Ephraim has become like a dove,

Silly and without sense. Hosea 7:11

 

Read Jonah 4

This petulant man, Jonah, and his comic situation — where does he connect with me? I suppose he exposes the real weirdness you arrive at if you structure your life around a self-centred vision, a self-centred ethic. It may be how our culture is doing it, but it is no vision. It is no ethic. God has put me in a world far bigger than myself. His love is out there in it. I am to find myself out there. God is inviting me to participate in that love, to centre my world beyond myself. I sit here, and my guess is that this night I can put my finger on some trivial frustration that got me all het up today. Trivial. God’s response is to hold up a mirror to me in this story: ‘I sent a worm to wither a single plant shading Jonah. He cared more for that than for a multitude of people and all their animals!
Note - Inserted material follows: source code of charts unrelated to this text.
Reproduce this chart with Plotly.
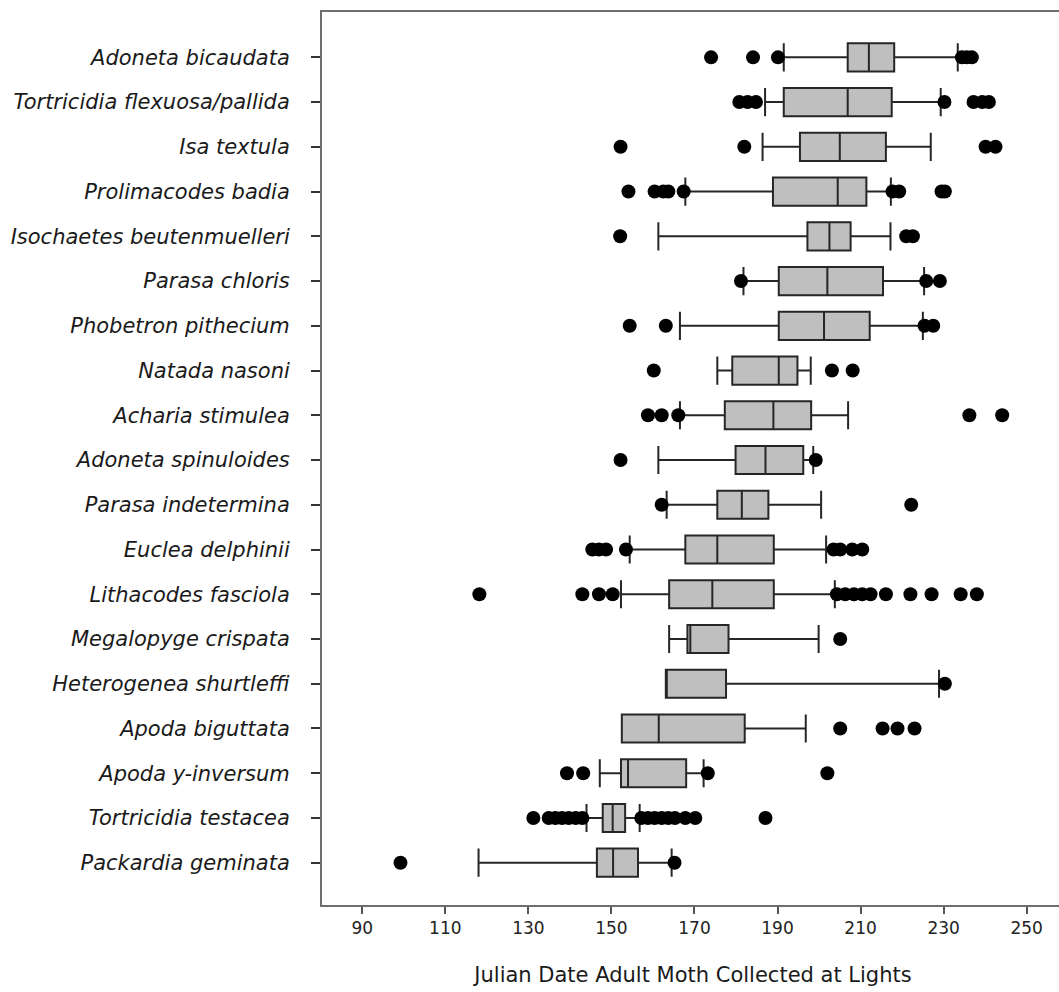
import plotly.graph_objects as go

species = [
    "Adoneta bicaudata", "Tortricidia flexuosa/pallida", "Isa textula",
    "Prolimacodes badia", "Isochaetes beutenmuelleri", "Parasa chloris",
    "Phobetron pithecium", "Natada nasoni", "Acharia stimulea",
    "Adoneta spinuloides", "Parasa indetermina", "Euclea delphinii",
    "Lithacodes fasciola", "Megalopyge crispata", "Heterogenea shurtleffi",
    "Apoda biguttata", "Apoda y-inversum", "Tortricidia testacea",
    "Packardia geminata",
]

lower_fence = [191.5, 187.0, 186.4, 167.8, 161.3, 181.8, 166.5, 175.5, 166.5,
               161.3, 163.3, 154.4, 152.3, 163.9, 163.1, 152.5, 147.2, 144.0, 118.0]
q1 = [206.9, 191.5, 195.4, 188.9, 197.2, 190.3, 190.3, 179.1, 177.3,
      179.9, 175.5, 167.8, 163.9, 168.3, 163.1, 152.5, 152.3, 147.9, 146.5]
median = [212.0, 206.9, 205.0, 204.5, 202.5, 202.0, 201.2, 190.3, 189.0,
          187.1, 181.4, 175.5, 174.3, 169.0, 163.1, 161.4, 154.0, 150.3, 150.4]
q3 = [218.1, 217.5, 216.1, 211.4, 207.6, 215.4, 212.2, 194.8, 198.1,
      196.2, 187.8, 189.1, 189.1, 178.2, 177.6, 182.1, 168.0, 153.3, 156.4]
upper_fence = [233.4, 229.3, 226.9, 217.3, 217.2, 225.3, 225.0, 198.0, 207.0,
               198.6, 200.5, 201.7, 203.8, 199.9, 228.9, 196.8, 172.2, 156.8, 164.5]

outliers = [
    [174.0, 184.1, 190.1, 234.4, 235.6, 236.8],
    [180.8, 182.8, 184.8, 230.2, 237.2, 239.3, 240.9],
    [152.2, 182.0, 240.1, 242.5],
    [154.1, 160.4, 162.5, 163.7, 167.4, 217.7, 219.3, 229.5, 230.3],
    [152.1, 221.0, 222.6],
    [181.2, 225.8, 229.1],
    [154.4, 163.1, 225.4, 227.5],
    [160.2, 203.1, 208.1],
    [158.8, 162.1, 166.1, 236.2, 244.1],
    [152.2, 199.2],
    [162.1, 222.2],
    [145.4, 147.0, 148.7, 153.5, 203.5, 205.1, 208.0, 210.4],
    [118.2, 143.0, 147.0, 150.3, 204.3, 206.3, 208.4, 210.4, 212.4, 216.1,
     222.0, 227.1, 234.1, 238.0],
    [205.1],
    [230.3],
    [205.1, 215.3, 218.9, 223.0],
    [139.3, 143.2, 173.2, 202.0],
    [131.2, 134.9, 136.5, 138.1, 139.7, 141.4, 143.0, 157.2, 158.8, 160.4,
     162.1, 163.7, 165.3, 167.8, 170.2, 187.1],
    [99.2, 165.2],
]

x_ticks = [90, 110, 130, 150, 170, 190, 210, 230, 250]
x_title = "Julian Date Adult Moth Collected at Lights"

fig = go.Figure()

for i, sp in enumerate(species):
    fig.add_trace(go.Box(
        y=[sp], q1=[q1[i]], median=[median[i]], q3=[q3[i]],
        lowerfence=[lower_fence[i]], upperfence=[upper_fence[i]],
        orientation="h", boxpoints=False, width=0.63, whiskerwidth=1,
        fillcolor="#bfbfbf", line=dict(color="#262626", width=2),
        showlegend=False, hoverinfo="skip",
    ))

ox, oy = [], []
for sp, vals in zip(species, outliers):
    for v in vals:
        ox.append(v)
        oy.append(sp)

fig.add_trace(go.Scatter(
    x=ox, y=oy, mode="markers",
    marker=dict(color="#000000", size=14, line=dict(width=0)),
    showlegend=False, hoverinfo="skip",
))

fig.update_layout(
    width=1064, height=992,
    margin=dict(l=322, r=0, t=12, b=87, autoexpand=False),
    paper_bgcolor="white", plot_bgcolor="white",
    boxmode="overlay",
    font=dict(family="DejaVu Sans, Liberation Sans, Arial, sans-serif", color="#1a1a1a"),
)

fig.update_xaxes(
    range=[80.3, 258.99], tickvals=x_ticks, ticktext=[str(t) for t in x_ticks],
    showgrid=False, zeroline=False,
    showline=True, linecolor="#6e6e6e", linewidth=2, mirror=True,
    ticks="outside", ticklen=7, tickwidth=2, tickcolor="#555555",
    tickfont=dict(size=17, color="#222222"),
    title=dict(text=x_title, font=dict(size=21, color="#1a1a1a"), standoff=30),
    automargin=False,
)

fig.update_yaxes(
    type="category", categoryorder="array", categoryarray=species,
    range=[18.945, -1.013],
    showgrid=False, zeroline=False,
    showline=True, linecolor="#6e6e6e", linewidth=2, mirror=False,
    ticks="outside", ticklen=9, tickwidth=2, tickcolor="#333333",
    tickfont=dict(size=21, color="#1a1a1a",
                  family="DejaVu Sans, Liberation Sans, sans-serif", style="italic"),
    ticklabelstandoff=17,
    automargin=False,
)

fig.write_html(
    "out.html",
    config={"displayModeBar": False},
    post_script="document.body.style.margin='0';document.body.style.overflow='hidden';",
)
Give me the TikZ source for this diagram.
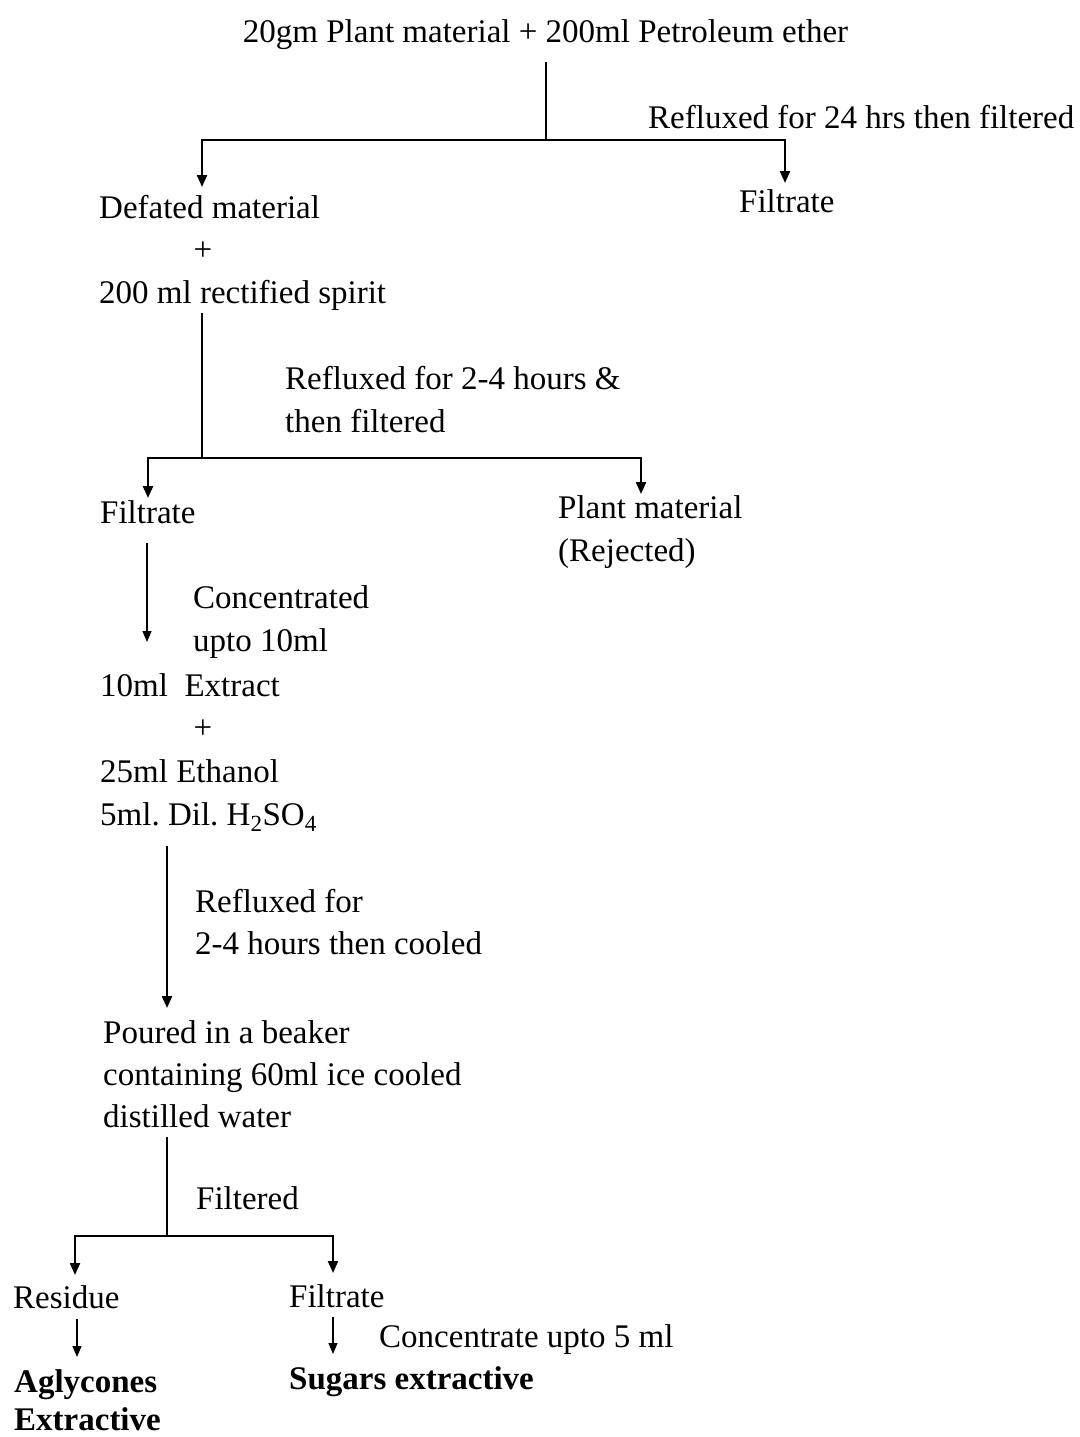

Now I’m giving you a chance to have a good laugh at yourself, because you’re being a plain silly dove.’ Jonah means dove.

 

Lord of the whole earth, of every man, woman and child, of their cultures and their honest livings, of creatures and plants and wonders of the world, whether people visit them or not, Lord of the church in every place, I thank you for Jonah. I see his silliness. I’m sure you want me to see it. You make me sane when I see it. You cultivate in me a healthy shame. You expand my vision. I think you are growing my heart. I think you are shifting me from where I tend to sit, accompanied by selfishness and self-pity. And this night I am ready to make a beginning, to pray for the world beyond me, and to follow your lead into it. I shall meet you there, beyond my little circle.